At the center of Mexico is a great, high plateau. Mountain chains lie on the east and west, and beyond these are lowlands fading into shorelines. Volcanoes, deserts, and two peninsulas -- Baja California and Yucatan -- are part of the geography. Artists in the exhibition have roamed throughout Mexico capturing ''la suave patria'' -- the beloved land.

Of the earlier paintings, ''Hacienda of Colon,'' by Eugenio Landesio (1810-1879), is a sunny, romantic, and warm view of a grand hacienda. But here the buildings are placed in the context of a vast, sweeping landscape.

Not until ''Landscape with Iztaccihuatl'' by Geraldo Murillo (1875-1964), known as ''Dr. Atl'' (a native word for water), is the Mexican landscape wholly interpreted as a subject, exclusive of haciendas, working peasants, or men on horseback. Dr. Atl is considered the first ''modern'' landscape painter in Mexico.

Husky and rough with swirling clouds and jutting mountains, Dr. Atl's landscape, painted in 1932, is part impressionistic, part El Greco with more texture, and painted with deep greens and blues.

In contrast, the dark majesty of Rufino Tamayo's (1899-1991) ''Mountain Landscape,'' is an abstract clustering of brown shapes glopped with little protruding knuckles and scratches of paint suggesting impenetrable, arid canyons cut by murky rivers. In this work, painted in 1961, is the essence of Tamayo's Mexico, an earthy, strange, and turbulent land, not to be seen literally but shaped by the mind's eye.

Tamayo, his international reputation built on the distinct Mexican nature of his work, was critical of the famed Mexican muralists for being too concerned with imagery. Tamayo's priority was to infuse his work with an indigenous quality. ''My ideas are purely plastic, but I am no different than other men,'' he said in 1966, hoping to bring his imagination to the lives of average Mexicans.

In contrast to abstract landscapes and sweeping vistas in the exhibition, the work of contemporary painter Mari Jose Martin depicts a lone cactus in ''The Light of Each Afternoon.''

Largely self-taught, Martin paints a jagged cactus in a vibrant landscape. The effect is like a pop to the eye. Blend hot red, yellow, and pulsing blue sky, and the big green cactus in the desert bursts into life as the dominant shape, an expression of essence rather than a detailed rendering.

Combining abstraction, detail, and rich, earthy colors in ''Two Chairs, Trees and Plants,'' Sylvia Ordonez's contemporary composition is a lush, dense landscape of improbable foliage and trees. Two chairs poking out of the greenery add a touch of Surrealism with echoes of Primitivism.

As an enriching complement to the exhibit, a portfolio of photographs taken in the central highlands and near Mexico City by Paul Strand and other photographers in 1932-33 is presented in a nearby room. Included is a stunning black-and-white photo by Fior Garduno of a girl standing in a Guatemalan doorway with an basket of fresh flowers on her head.
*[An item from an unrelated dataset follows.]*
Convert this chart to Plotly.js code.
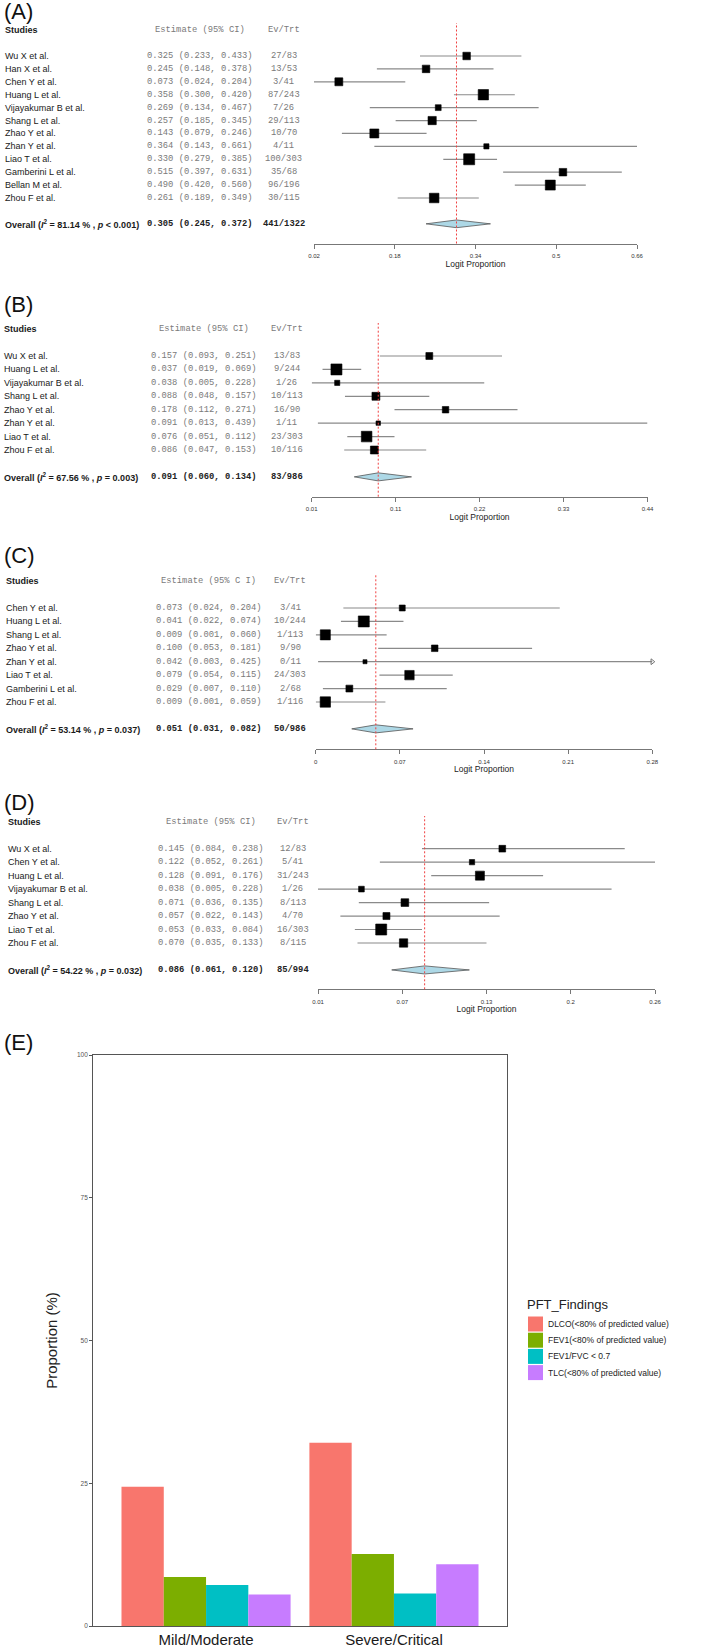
<!DOCTYPE html>
<html>
<head>
<meta charset="utf-8">
<script src="https://cdn.plot.ly/plotly-3.0.1.min.js"></script>
<style>body { margin: 0; background: #fff; }</style>
</head>
<body>
<div id="myPlot" style="width:709px;height:1651px"></div>
<script>
// ---- (A) ----
var studiesA = ["Wu X et al.", "Han X et al.", "Chen Y et al.", "Huang L et al.", "Vijayakumar B et al.", "Shang L et al.", "Zhao Y et al.", "Zhan Y et al.", "Liao T et al.", "Gamberini L et al.", "Bellan M et al.", "Zhou F et al."];
var estA = [0.325, 0.245, 0.073, 0.358, 0.269, 0.257, 0.143, 0.364, 0.330, 0.515, 0.490, 0.261];
var lowA = [0.233, 0.148, 0.024, 0.300, 0.134, 0.185, 0.079, 0.143, 0.279, 0.397, 0.420, 0.189];
var highA = [0.433, 0.378, 0.204, 0.420, 0.467, 0.345, 0.246, 0.661, 0.385, 0.631, 0.560, 0.349];
var evA = [27, 13, 3, 87, 7, 29, 10, 4, 100, 35, 96, 30];
var trtA = [83, 53, 41, 243, 26, 113, 70, 11, 303, 68, 196, 115];
var weightA = [6.6, 6.6, 7.3, 12.4, 4.0, 7.9, 9.4, 3.1, 14.1, 6.6, 11.6, 10.6];
var overallA = [0.305, 0.245, 0.372];
var i2A = "81.14", pA = "< 0.001";
var ticksA = ["0.02", "0.18", "0.34", "0.5", "0.66"];

// ---- (B) ----
var studiesB = ["Wu X et al.", "Huang L et al.", "Vijayakumar B et al.", "Shang L et al.", "Zhao Y et al.", "Zhan Y et al.", "Liao T et al.", "Zhou F et al."];
var estB = [0.157, 0.037, 0.038, 0.088, 0.178, 0.091, 0.076, 0.086];
var lowB = [0.093, 0.019, 0.005, 0.048, 0.112, 0.013, 0.051, 0.047];
var highB = [0.251, 0.069, 0.228, 0.157, 0.271, 0.439, 0.112, 0.153];
var evB = [13, 9, 1, 10, 16, 1, 23, 10];
var trtB = [83, 244, 26, 113, 90, 11, 303, 116];
var weightB = [9.6, 24.5, 5.4, 12.7, 8.5, 4.0, 22.7, 12.7];
var overallB = [0.091, 0.060, 0.134];
var i2B = "67.56", pB = "= 0.003";
var ticksB = ["0.01", "0.11", "0.22", "0.33", "0.44"];

// ---- (C) ----
var studiesC = ["Chen Y et al.", "Huang L et al.", "Shang L et al.", "Zhao Y et al.", "Zhan Y et al.", "Liao T et al.", "Gamberini L et al.", "Zhou F et al."];
var estC = [0.073, 0.041, 0.009, 0.100, 0.042, 0.079, 0.029, 0.009];
var lowC = [0.024, 0.022, 0.001, 0.053, 0.003, 0.054, 0.007, 0.001];
var highC = [0.204, 0.074, 0.060, 0.181, 0.425, 0.115, 0.110, 0.059];
var evC = [3, 10, 1, 9, 0, 24, 2, 1];
var trtC = [41, 244, 113, 90, 11, 303, 68, 116];
var weightC = [6.3, 21.6, 18.1, 7.7, 2.9, 15.8, 8.4, 19.1];
var overallC = [0.051, 0.031, 0.082];
var i2C = "53.14", pC = "= 0.037";
var ticksC = ["0", "0.07", "0.14", "0.21", "0.28"];
var axisMaxC = 0.281;

// ---- (D) ----
var studiesD = ["Wu X et al.", "Chen Y et al.", "Huang L et al.", "Vijayakumar B et al.", "Shang L et al.", "Zhao Y et al.", "Liao T et al.", "Zhou F et al."];
var estD = [0.145, 0.122, 0.128, 0.038, 0.071, 0.057, 0.053, 0.070];
var lowD = [0.084, 0.052, 0.091, 0.005, 0.036, 0.022, 0.033, 0.035];
var highD = [0.238, 0.261, 0.176, 0.228, 0.135, 0.143, 0.084, 0.133];
var evD = [12, 5, 31, 1, 8, 4, 16, 8];
var trtD = [83, 41, 243, 26, 113, 70, 303, 115];
var weightD = [9.3, 5.8, 16.7, 6.7, 12.2, 10.1, 25.0, 14.2];
var overallD = [0.086, 0.061, 0.120];
var i2D = "54.22", pD = "= 0.032";
var ticksD = ["0.01", "0.07", "0.13", "0.2", "0.26"];

// ---- (E) ----
var severity = ["Mild/Moderate", "Severe/Critical"];
var findings = ["DLCO(<80% of predicted value)", "FEV1(<80% of predicted value)", "FEV1/FVC < 0.7", "TLC(<80% of predicted value)"];
var dlco = [24.4, 32.1];
var fev1 = [8.6, 12.6];
var fev1fvc = [7.2, 5.7];
var tlc = [5.5, 10.8];
var findingColors = ["#F8766D", "#7CAE00", "#00BFC4", "#C77CFF"];

var W = 709, H = 1651;
function px(x) { return x / W; }
function py(y) { return 1 - y / H; }

var SANS = "Liberation Sans, Arial, sans-serif";
var MONO = "Liberation Mono, Courier New, monospace";

var data = [];
var annotations = [];
var shapes = [];
var layout = {
    width: W, height: H,
    margin: { l: 0, r: 0, t: 0, b: 0 },
    paper_bgcolor: "#fff",
    plot_bgcolor: "#fff",
    font: { family: SANS, color: "#222" },
    hovermode: false,
    showlegend: false
};

function forest(k, letter, names, est, low, high, ev, trt, weight, overall, i2, pval, ciHeader, tickText, axisMax, g) {
    var xa = k == 1 ? "x" : "x" + k;
    var ya = k == 1 ? "y" : "y" + k;
    var n = names.length;
    var rows = names.map((s, i) => i);

    // CI lines
    var cx = [], cy = [];
    for (var i = 0; i < n; i++) {
        cx.push(low[i], high[i], null);
        cy.push(i, i, null);
    }
    data.push({ x: cx, y: cy, xaxis: xa, yaxis: ya, mode: "lines", line: { color: "#8a8a8a", width: 1.2 } });

    // weighted squares
    var wMax = Math.max(...weight);
    data.push({
        x: est, y: rows, xaxis: xa, yaxis: ya, mode: "markers",
        marker: { symbol: "square", color: "#000", opacity: 1, size: weight.map(w => 11 * Math.sqrt(w / wMax)), line: { width: 0.6, color: "#000" } }
    });

    // overall diamond
    var o = n + 1;
    data.push({
        x: [overall[1], overall[0], overall[2], overall[0], overall[1]],
        y: [o, o - 0.3, o, o + 0.3, o],
        xaxis: xa, yaxis: ya, mode: "lines", fill: "toself", fillcolor: "#add8e6",
        line: { color: "#555", width: 0.8 }
    });

    var lo = Math.min(...low);
    var hi = axisMax || Math.max(...high);
    var tickVals = tickText.map((t, j) => lo + j * (hi - lo) / 4);

    // CIs running past the axis end get an arrow tip
    var cut = rows.filter(i => high[i] > hi);
    if (cut.length) {
        data.push({
            x: cut.map(i => hi), y: cut, xaxis: xa, yaxis: ya, mode: "markers", cliponaxis: false,
            marker: { symbol: "triangle-right-open", size: 5, color: "#777", line: { width: 1, color: "#777" } }
        });
    }

    layout["xaxis" + (k == 1 ? "" : k)] = {
        domain: [px(g.x0), px(g.x1)], range: [lo, hi], anchor: ya,
        showline: true, linecolor: "#777", linewidth: 1, ticks: "outside", ticklen: 4, tickcolor: "#777",
        tickvals: tickVals, ticktext: tickText, tickfont: { size: 6, color: "#333" }, ticklabelstandoff: 2,
        showgrid: false, zeroline: false,
        title: { text: "Logit Proportion", font: { size: 8.5, color: "#222" }, standoff: 2 }
    };
    layout["yaxis" + (k == 1 ? "" : k)] = {
        domain: [py(g.bottom), py(g.top)],
        range: [(g.bottom - g.rowTop) / g.step, (g.top - g.rowTop) / g.step],
        anchor: xa, visible: false
    };

    // pooled estimate reference line
    shapes.push({
        type: "line", xref: xa, yref: ya + " domain", x0: overall[0], x1: overall[0], y0: 0, y1: 1,
        line: { color: "#f04040", width: 1, dash: "2px,2px" }
    });

    // text columns
    var nameFont = { family: SANS, size: 9, color: "#1a1a1a" };
    var monoFont = { family: MONO, size: 8.8, color: "#7a7a7a" };
    var sumEv = ev.reduce((a, b) => a + b, 0);
    var sumTrt = trt.reduce((a, b) => a + b, 0);

    annotations.push({ xref: "paper", yref: "paper", x: px(2), y: py(g.letterY), xanchor: "left", yanchor: "middle", text: letter, showarrow: false, font: { family: SANS, size: 22, color: "#111" } });
    annotations.push({ xref: "paper", yref: ya, x: px(g.nameX), y: -2, xanchor: "left", text: "<b>Studies</b>", showarrow: false, font: nameFont });
    annotations.push({ xref: "paper", yref: ya, x: px(g.estX), y: -2, xanchor: "center", text: ciHeader, showarrow: false, font: monoFont });
    annotations.push({ xref: "paper", yref: ya, x: px(g.evX), y: -2, xanchor: "center", text: "Ev/Trt", showarrow: false, font: monoFont });

    for (var i = 0; i < n; i++) {
        annotations.push({ xref: "paper", yref: ya, x: px(g.nameX), y: i, xanchor: "left", text: names[i], showarrow: false, font: nameFont });
        annotations.push({ xref: "paper", yref: ya, x: px(g.estX), y: i, xanchor: "center", showarrow: false, font: monoFont,
            text: est[i].toFixed(3) + " (" + low[i].toFixed(3) + ", " + high[i].toFixed(3) + ")" });
        annotations.push({ xref: "paper", yref: ya, x: px(g.evX), y: i, xanchor: "center", text: ev[i] + "/" + trt[i], showarrow: false, font: monoFont });
    }

    var boldMono = { family: MONO, size: 8.8, color: "#222" };
    annotations.push({ xref: "paper", yref: ya, x: px(g.nameX), y: o, xanchor: "left", showarrow: false, font: nameFont,
        text: "<b>Overall (<i>I</i><sup>2</sup> = " + i2 + " % , <i>p</i> " + pval.replace("<", "&lt;") + ")</b>" });
    annotations.push({ xref: "paper", yref: ya, x: px(g.estX), y: o, xanchor: "center", showarrow: false, font: boldMono,
        text: "<b>" + overall[0].toFixed(3) + " (" + overall[1].toFixed(3) + ", " + overall[2].toFixed(3) + ")</b>" });
    annotations.push({ xref: "paper", yref: ya, x: px(g.evX), y: o, xanchor: "center", showarrow: false, font: boldMono,
        text: "<b>" + sumEv + "/" + sumTrt + "</b>" });
}

forest(1, "(A)", studiesA, estA, lowA, highA, evA, trtA, weightA, overallA, i2A, pA, "Estimate (95% CI)", ticksA, null,
    { rowTop: 56, step: 12.91, top: 23, bottom: 243.5, x0: 314, x1: 637, nameX: 3, estX: 200, evX: 283.5, letterY: 11.5 });
forest(2, "(B)", studiesB, estB, lowB, highB, evB, trtB, weightB, overallB, i2B, pB, "Estimate (95% CI)", ticksB, null,
    { rowTop: 356, step: 13.43, top: 323, bottom: 496.7, x0: 311.7, x1: 647.5, nameX: 2, estX: 204, evX: 286.5, letterY: 305 });
forest(3, "(C)", studiesC, estC, lowC, highC, evC, trtC, weightC, overallC, i2C, pC, "Estimate (95% C I)", ticksC, axisMaxC,
    { rowTop: 608, step: 13.43, top: 575, bottom: 749.3, x0: 315.7, x1: 652.3, nameX: 3.5, estX: 208.5, evX: 290, letterY: 555 });
forest(4, "(D)", studiesD, estD, lowD, highD, evD, trtD, weightD, overallD, i2D, pD, "Estimate (95% CI)", ticksD, null,
    { rowTop: 848.7, step: 13.47, top: 816, bottom: 989.3, x0: 318, x1: 655, nameX: 6, estX: 211, evX: 292.5, letterY: 802 });

// ---- (E) grouped bars ----
var seriesE = [dlco, fev1, fev1fvc, tlc];
for (var j = 0; j < seriesE.length; j++) {
    data.push({
        type: "bar", x: severity, y: seriesE[j], name: findings[j], xaxis: "x5", yaxis: "y5",
        marker: { color: findingColors[j], line: { width: 0 } }
    });
}
layout.barmode = "group";
layout.bargap = 0.1;
layout.bargroupgap = 0;
layout.xaxis5 = {
    domain: [px(93.3), px(506.7)], anchor: "y5", type: "category", range: [-0.6, 1.6],
    showline: true, mirror: true, linecolor: "#555", linewidth: 1.2, ticks: "",
    tickfont: { size: 15, color: "#1a1a1a" }, showgrid: false, zeroline: false
};
layout.yaxis5 = {
    domain: [py(1626), py(1055)], anchor: "x5", range: [0, 100],
    tickvals: [0, 25, 50, 75, 100], ticks: "outside", ticklen: 3, tickcolor: "#555",
    tickfont: { size: 6.5, color: "#555" }, showline: true, mirror: true, linecolor: "#555", linewidth: 1.2,
    showgrid: false, zeroline: false,
    title: { text: "Proportion (%)", font: { size: 15, color: "#222" }, standoff: 15 }
};

// legend drawn ggplot-style: 15px keys stacked tightly
annotations.push({ xref: "paper", yref: "paper", x: px(525), y: py(1304.5), xanchor: "left", yanchor: "middle", text: "PFT_Findings", showarrow: false, font: { family: SANS, size: 13, color: "#222" } });
for (var j = 0; j < findings.length; j++) {
    var cy0 = 1324 + j * 16.2;
    shapes.push({ type: "rect", xref: "paper", yref: "paper", x0: px(528), x1: px(543), y0: py(cy0 - 7.5), y1: py(cy0 + 7.5), fillcolor: findingColors[j], line: { width: 0 } });
    annotations.push({ xref: "paper", yref: "paper", x: px(546), y: py(cy0), xanchor: "left", yanchor: "middle", text: findings[j].replace("<", "&lt;"), showarrow: false, font: { family: SANS, size: 8.5, color: "#222" } });
}

annotations.push({ xref: "paper", yref: "paper", x: px(2), y: py(1042), xanchor: "left", yanchor: "middle", text: "(E)", showarrow: false, font: { family: SANS, size: 22, color: "#111" } });

layout.annotations = annotations;
layout.shapes = shapes;

Plotly.newPlot("myPlot", data, layout, { staticPlot: true, displayModeBar: false });
</script>
</body>
</html>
In another room is a small collection of Mexican lithographs including works of Diego Rivera, Jose Clemente Orozco, and David Alfaro Siqueros, considered the ''big three'' of the Mexican mural movement.

*'Mexico: A Landscape Revisited,' is on view at the Worcester Art Museum in Worcester, Mass., through April 23; the Laguna Gloria Museum in Austin, Texas, from May 1 to July 2; the Tucson Museum of Art from July 21 to Sept. 17; and the Memphis Museum of Art from Oct. 7 through Dec. 3.